Nei suoi rapporti con il vicino del nord, si tenga presente come l’elezione di AMLO sia dovuta anche alla reazione di diversi messicani alle considerazioni negative sul Messico espresse in alcune occasioni dal presidente americano Donald Trump, il quale dal canto suo ha salutato con tweet la vittoria di AMLO congratulandosi con lui. Diverse saranno le questioni che dovranno essere trattate con Washington, dall’annoso tema dei migranti che dal Messico tentando di varcare il Rio Grande per entrare negli Stati Uniti fino agli accordi di libero scambio che AMLO sembrerebbe essere intenzionato a modificare.
Per quanto riguarda temi etici come aborto e unioni omosessuali, in campagna elettorale AMLO ha mantenuto un profilo basso limitandosi a dichiarare che non modificherà lo status quo esistente (l’aborto e le unioni gay sono legali sono in alcuni Stati), al fine di non scontentare i suoi alleati del PES (il cui presidente Hugo Flores Cervantes è un pastore evangelico) e i cattolici messicani (sul piano religioso AMLO si è definito cristiano e ha detto di provare ammirazione per la figura di Cristo). In generale, su queste tematiche il candidato di Juntos haremos historia si è espresso poco, consapevole che nella sua coalizione le opinioni a riguardo siano molto discordanti.

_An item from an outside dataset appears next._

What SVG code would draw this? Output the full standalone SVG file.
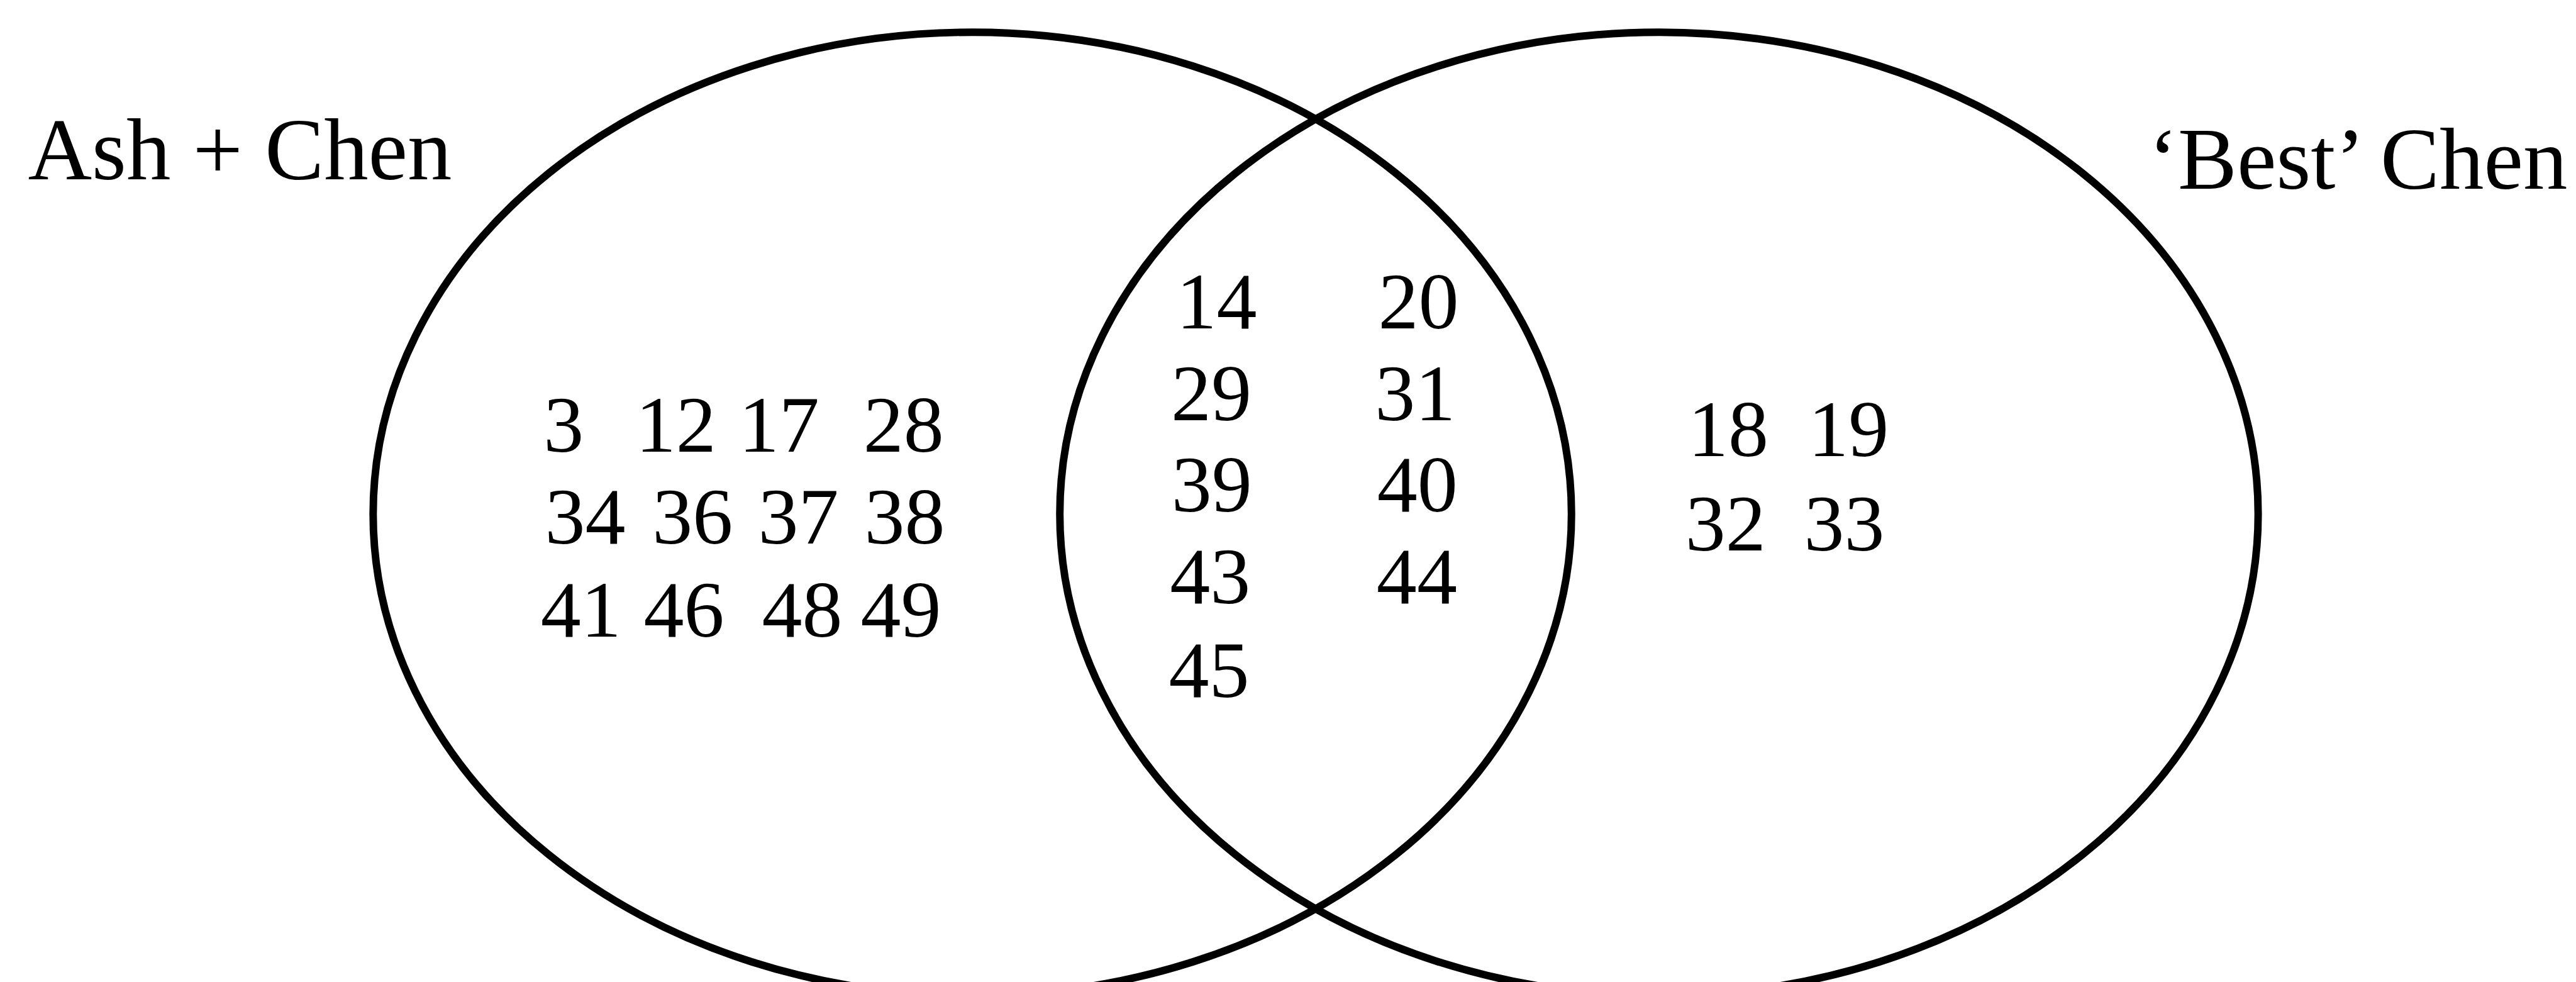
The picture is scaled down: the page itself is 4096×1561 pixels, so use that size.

Gli analisti e i commentatori sono divisi sulle previsioni inerenti alla presidenza di AMLO. Secondo alcuni la svolta da lui rappresentata potrebbe rappresentare un ritorno di fiamma sotto nuove vesti dell’autoritarismo del PRI che ha fatto sì che il Messico oggi sia il paese che ha avuto il regime monopartitico più duraturo al mondo (tale è ad esempio l’opinione dell’antropologo messicano Roger Bartra), autoritarismo che secondo i detrattori di AMLO porterebbe il Messico a diventare un altro Venezuela. Altri invece credono che la recente vittoria di López Obrador a queste elezioni possa garantire ai messicani un futuro più equo e con meno disuguaglianze, rigenerando finalmente una classe politica, e magari favorendo una nuova svolta a sinistra in America Latina. Gli investitori, sia messicani che esteri, sono al momento in attesa di vedere cosa farà concretamente il neoeletto presidente nell’ambito della riforma energetica di Peña Nieto e come gestirà la costruzione del nuovo aeroporto di Città del Messico, sospendendo temporaneamente il giudizio. Ai posteri l’ardua sentenza.